PCI Chapter 3
Installation déjà vu. Thank goodness my Dad loves Python! I downloaded feedparser and found myself in the same pickle as pydelicious. I called up my Dad and he said I have to add Python to the Windows path so it can recognize the ‘python‘ command. Just in case anyone else has been having this problem, here is a helpful site. I added ;C:\Python;C:\Python\Scripts.
While trying to simple set up the dataset to cluster, I got a lot of errors from copying word-for-word the code from the book. I looked up the unofficial errata for the book and there seem to be many problems with page 32! With help from Professor Zacharski, I got the code working and it provided a nice output file blogdata.txt.
The hierarchical cluster code was a little tough to follow because of all the syntax but I understand the overall purpose of hcluster. The printclust method is a neat way to output the results. I found a search engine cluster that includes:
- John Battelle’s Searchblog
- The Official Google Blog
- Search Engine Watch Blog
- Google Operating System
- Search Engine Roundtable
Downloading and installing PIL was surprisingly easy! I got the test.jpg file to work from Appendix A! I figure understanding the code used in the PIL library is not essential for this class (more essential for a graphics class) so I just got the methods to work for the clusters and it outputed a pretty jpeg file for the dendrogram for the blogs.

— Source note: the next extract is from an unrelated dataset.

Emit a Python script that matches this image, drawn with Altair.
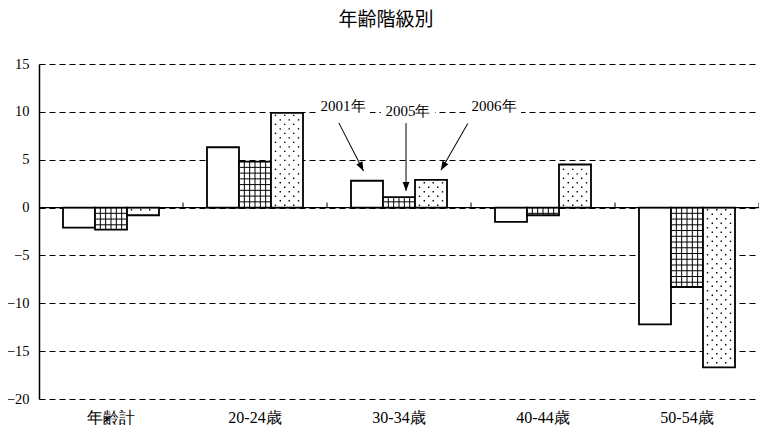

Switching the columns and rows in blogdata.txt and creating a new dendrogram showing word clusters took a long time to generate because there are more words than blogs. As I’m waiting for the jpeg image to render, I’m sure the picture will be huge. Viewing the image at 3% gets the entire image into the window. I’m not going to upload this picture but I’ll crop out an interesting word cluster I found:
I like the idea of k-means clustering better than hierarchical clustering because you can define the number of clusters to form beforehand. This is more ideal in the real world because it allows you to form groups based on the results you would like to expect. I played around with changing the number of centroids. First I did k=10, like the book. Then I tried k=14 and k=4. At first I thought the clusters would contain an equal amount of entries but that wasn’t the case:
>>> [blognames[r] for r in kclust]
[“John Battelle’s Searchblog”, ‘Giga Omni Media, Inc.’, ‘Google Operating System’, ‘Gawker: Valleywag’, ‘Gizmodo’, ‘Lifehacker’, ‘Slashdot’, ‘Search Engine Watch Blog’, ‘Schneier on Security’, ‘Search Engine Roundtable’, ‘TechCrunch’, ‘mezzoblue’, ‘Matt Cutts: Gadgets, Google, and SEO’, ‘The Official Google Blog’, ‘Bloglines | News’, ‘Quick Online Tips’]
>>> [blognames[r] for r in kclust]
[‘Joystiq’, ‘Download Squad’, ‘Engadget’, ‘Crooks and Liars’, “SpikedHumor – Today’s Videos and Pictures”, ‘The Unofficial Apple Weblog (TUAW)’, ‘Wired Top Stories’]
I’m not familiar with most of the blogs, but in cluster 0, there are a lot of search engine blogs which is similar to the heirarchical clustering. Below is a cluster from the Zebo dataset that I found was interesting. It combines the desire to have human interaction as well as material wealth.
Of all the data mining techniques we have studied so far, I think clustering is the most useful tool in the real world. There are a lot of datasets that could be clustered to find useful information for marketing as well as for fun.